● Task details
Retype all of the listing exactly, passing over any picture you find.

● Source excerpt
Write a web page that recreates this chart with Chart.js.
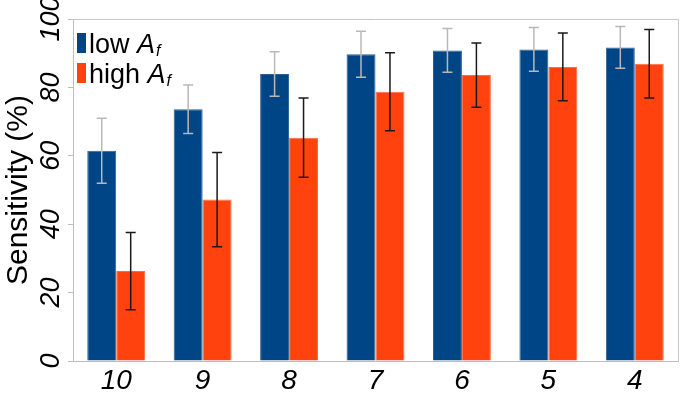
<!DOCTYPE html>
<html>
<head>
<meta charset="utf-8">
<script src="https://cdn.jsdelivr.net/npm/chart.js@4/dist/chart.umd.min.js"></script>
<style>
  html, body { margin: 0; padding: 0; background: #fff; }
  #wrap { width: 700px; height: 395px; }
</style>
</head>
<body>
<div id="wrap"><canvas id="chart" width="700" height="395"></canvas></div>
<script>
const categories = ['10', '9', '8', '7', '6', '5', '4'];
const lowValues = [61.5, 73.6, 83.9, 89.7, 90.8, 91.1, 91.7];
const lowErr = [9.5, 7.1, 6.5, 6.7, 6.4, 6.4, 6.1];
const highValues = [26.3, 47.2, 65.3, 78.7, 83.6, 86.0, 86.9];
const highErr = [11.3, 13.8, 11.6, 11.4, 9.4, 9.9, 10.0];
const yTicks = [0, 20, 40, 60, 80, 100];

const FONT = '"Liberation Sans", Arial, sans-serif';

// error bars, drawn from the y scale
const errorBars = {
  id: 'errorBars',
  afterDatasetsDraw(chart) {
    const ctx = chart.ctx;
    const y = chart.scales.y;
    const errs = [lowErr, highErr];
    const colors = ['#b8b8b8', '#1a1a1a'];
    chart.data.datasets.forEach((ds, di) => {
      const meta = chart.getDatasetMeta(di);
      meta.data.forEach((bar, i) => {
        const v = ds.data[i];
        const top = y.getPixelForValue(v + errs[di][i]);
        const bot = y.getPixelForValue(v - errs[di][i]);
        ctx.save();
        ctx.strokeStyle = colors[di];
        ctx.lineWidth = 1.5;
        ctx.beginPath();
        ctx.moveTo(bar.x, top); ctx.lineTo(bar.x, bot);
        ctx.moveTo(bar.x - 5, top); ctx.lineTo(bar.x + 5, top);
        ctx.moveTo(bar.x - 5, bot); ctx.lineTo(bar.x + 5, bot);
        ctx.stroke();
        ctx.restore();
      });
    });
  }
};

// frame on top and right of the plot area
const frame = {
  id: 'frame',
  beforeDatasetsDraw(chart) {
    const {ctx, chartArea: a} = chart;
    ctx.save();
    ctx.strokeStyle = '#c8c8c8';
    ctx.lineWidth = 1;
    ctx.beginPath();
    ctx.moveTo(a.left, a.top + 0.5); ctx.lineTo(a.right + 0.5, a.top + 0.5);
    ctx.lineTo(a.right + 0.5, a.bottom);
    ctx.stroke();
    ctx.restore();
  }
};

// legend with italic A and subscript f
const legendBox = {
  id: 'legendBox',
  afterDraw(chart) {
    const ctx = chart.ctx;
    const a = chart.chartArea;
    const x0 = a.left + 4;
    const rows = [
      {label: 'low ', y: a.top + 34},
      {label: 'high ', y: a.top + 64}
    ];
    ctx.save();
    chart.data.datasets.forEach((ds, i) => {
      const r = rows[i];
      ctx.fillStyle = ds.backgroundColor;
      ctx.fillRect(x0, r.y - 20, 9, 20);
      ctx.fillStyle = '#000';
      ctx.textBaseline = 'alphabetic';
      ctx.font = '27px ' + FONT;
      let x = x0 + 12;
      ctx.fillText(r.label, x, r.y);
      x += ctx.measureText(r.label).width;
      ctx.font = 'italic 27px ' + FONT;
      ctx.fillText('A', x, r.y);
      x += ctx.measureText('A').width + 1;
      ctx.font = 'italic 16px ' + FONT;
      ctx.fillText('f', x, r.y + 3);
    });
    ctx.restore();
  }
};

new Chart(document.getElementById('chart'), {
  type: 'bar',
  data: {
    labels: categories,
    datasets: [{
      label: 'low Af',
      data: lowValues,
      backgroundColor: '#004586',
      borderColor: '#2b5f94',
      borderWidth: 1,
      categoryPercentage: 0.67,
      barPercentage: 1
    }, {
      label: 'high Af',
      data: highValues,
      backgroundColor: '#ff420e',
      borderColor: '#ff6a42',
      borderWidth: 1,
      categoryPercentage: 0.67,
      barPercentage: 1
    }]
  },
  options: {
    responsive: false,
    devicePixelRatio: 1,
    animation: false,
    layout: { padding: { top: 19, right: 22, left: 0, bottom: 0 } },
    plugins: {
      legend: { display: false },
      tooltip: { enabled: false }
    },
    scales: {
      x: {
        afterFit(scale) { scale.height = 34; },
        grid: { display: false, drawTicks: false },
        border: { display: true, color: '#bdbdbd', width: 1 },
        ticks: {
          color: '#000',
          padding: 3,
          font: { family: FONT, size: 28, style: 'italic' }
        }
      },
      y: {
        min: 0,
        max: 100,
        afterFit(scale) { scale.width = 73; },
        grid: { drawOnChartArea: false, drawTicks: true, tickLength: 5, color: '#bdbdbd' },
        border: { display: true, color: '#bdbdbd', width: 1 },
        ticks: {
          stepSize: 10,
          minRotation: 90,
          maxRotation: 90,
          crossAlign: 'center',
          padding: -6,
          color: '#000',
          font: { family: FONT, size: 27, style: 'italic' },
          callback: function (value) {
            return yTicks.includes(value) ? String(value) : '';
          }
        },
        title: {
          display: true,
          text: 'Sensitivity (%)',
          color: '#000',
          padding: { top: 1, bottom: 0 },
          font: { family: FONT, size: 30 }
        }
      }
    }
  },
  plugins: [frame, errorBars, legendBox]
});
</script>
</body>
</html>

● Correct answer
Write a web page that recreates this chart with Chart.js.
<!DOCTYPE html>
<html>
<head>
<meta charset="utf-8">
<script src="https://cdn.jsdelivr.net/npm/chart.js@4/dist/chart.umd.min.js"></script>
<style>
  html, body { margin: 0; padding: 0; background: #fff; }
  #wrap { width: 700px; height: 395px; }
</style>
</head>
<body>
<div id="wrap"><canvas id="chart" width="700" height="395"></canvas></div>
<script>
const categories = ['10', '9', '8', '7', '6', '5', '4'];
const lowValues = [61.5, 73.6, 83.9, 89.7, 90.8, 91.1, 91.7];
const lowErr = [9.5, 7.1, 6.5, 6.7, 6.4, 6.4, 6.1];
const highValues = [26.3, 47.2, 65.3, 78.7, 83.6, 86.0, 86.9];
const highErr = [11.3, 13.8, 11.6, 11.4, 9.4, 9.9, 10.0];
const yTicks = [0, 20, 40, 60, 80, 100];

const FONT = '"Liberation Sans", Arial, sans-serif';

// error bars, drawn from the y scale
const errorBars = {
  id: 'errorBars',
  afterDatasetsDraw(chart) {
    const ctx = chart.ctx;
    const y = chart.scales.y;
    const errs = [lowErr, highErr];
    const colors = ['#b8b8b8', '#1a1a1a'];
    chart.data.datasets.forEach((ds, di) => {
      const meta = chart.getDatasetMeta(di);
      meta.data.forEach((bar, i) => {
        const v = ds.data[i];
        const top = y.getPixelForValue(v + errs[di][i]);
        const bot = y.getPixelForValue(v - errs[di][i]);
        ctx.save();
        ctx.strokeStyle = colors[di];
        ctx.lineWidth = 1.5;
        ctx.beginPath();
        ctx.moveTo(bar.x, top); ctx.lineTo(bar.x, bot);
        ctx.moveTo(bar.x - 5, top); ctx.lineTo(bar.x + 5, top);
        ctx.moveTo(bar.x - 5, bot); ctx.lineTo(bar.x + 5, bot);
        ctx.stroke();
        ctx.restore();
      });
    });
  }
};

// frame on top and right of the plot area
const frame = {
  id: 'frame',
  beforeDatasetsDraw(chart) {
    const {ctx, chartArea: a} = chart;
    ctx.save();
    ctx.strokeStyle = '#c8c8c8';
    ctx.lineWidth = 1;
    ctx.beginPath();
    ctx.moveTo(a.left, a.top + 0.5); ctx.lineTo(a.right + 0.5, a.top + 0.5);
    ctx.lineTo(a.right + 0.5, a.bottom);
    ctx.stroke();
    ctx.restore();
  }
};

// legend with italic A and subscript f
const legendBox = {
  id: 'legendBox',
  afterDraw(chart) {
    const ctx = chart.ctx;
    const a = chart.chartArea;
    const x0 = a.left + 4;
    const rows = [
      {label: 'low ', y: a.top + 34},
      {label: 'high ', y: a.top + 64}
    ];
    ctx.save();
    chart.data.datasets.forEach((ds, i) => {
      const r = rows[i];
      ctx.fillStyle = ds.backgroundColor;
      ctx.fillRect(x0, r.y - 20, 9, 20);
      ctx.fillStyle = '#000';
      ctx.textBaseline = 'alphabetic';
      ctx.font = '27px ' + FONT;
      let x = x0 + 12;
      ctx.fillText(r.label, x, r.y);
      x += ctx.measureText(r.label).width;
      ctx.font = 'italic 27px ' + FONT;
      ctx.fillText('A', x, r.y);
      x += ctx.measureText('A').width + 1;
      ctx.font = 'italic 16px ' + FONT;
      ctx.fillText('f', x, r.y + 3);
    });
    ctx.restore();
  }
};

new Chart(document.getElementById('chart'), {
  type: 'bar',
  data: {
    labels: categories,
    datasets: [{
      label: 'low Af',
      data: lowValues,
      backgroundColor: '#004586',
      borderColor: '#2b5f94',
      borderWidth: 1,
      categoryPercentage: 0.67,
      barPercentage: 1
    }, {
      label: 'high Af',
      data: highValues,
      backgroundColor: '#ff420e',
      borderColor: '#ff6a42',
      borderWidth: 1,
      categoryPercentage: 0.67,
      barPercentage: 1
    }]
  },
  options: {
    responsive: false,
    devicePixelRatio: 1,
    animation: false,
    layout: { padding: { top: 19, right: 22, left: 0, bottom: 0 } },
    plugins: {
      legend: { display: false },
      tooltip: { enabled: false }
    },
    scales: {
      x: {
        afterFit(scale) { scale.height = 34; },
        grid: { display: false, drawTicks: false },
        border: { display: true, color: '#bdbdbd', width: 1 },
        ticks: {
          color: '#000',
          padding: 3,
          font: { family: FONT, size: 28, style: 'italic' }
        }
      },
      y: {
        min: 0,
        max: 100,
        afterFit(scale) { scale.width = 73; },
        grid: { drawOnChartArea: false, drawTicks: true, tickLength: 5, color: '#bdbdbd' },
        border: { display: true, color: '#bdbdbd', width: 1 },
        ticks: {
          stepSize: 10,
          minRotation: 90,
          maxRotation: 90,
          crossAlign: 'center',
          padding: -6,
          color: '#000',
          font: { family: FONT, size: 27, style: 'italic' },
          callback: function (value) {
            return yTicks.includes(value) ? String(value) : '';
          }
        },
        title: {
          display: true,
          text: 'Sensitivity (%)',
          color: '#000',
          padding: { top: 1, bottom: 0 },
          font: { family: FONT, size: 30 }
        }
      }
    }
  },
  plugins: [frame, errorBars, legendBox]
});
</script>
</body>
</html>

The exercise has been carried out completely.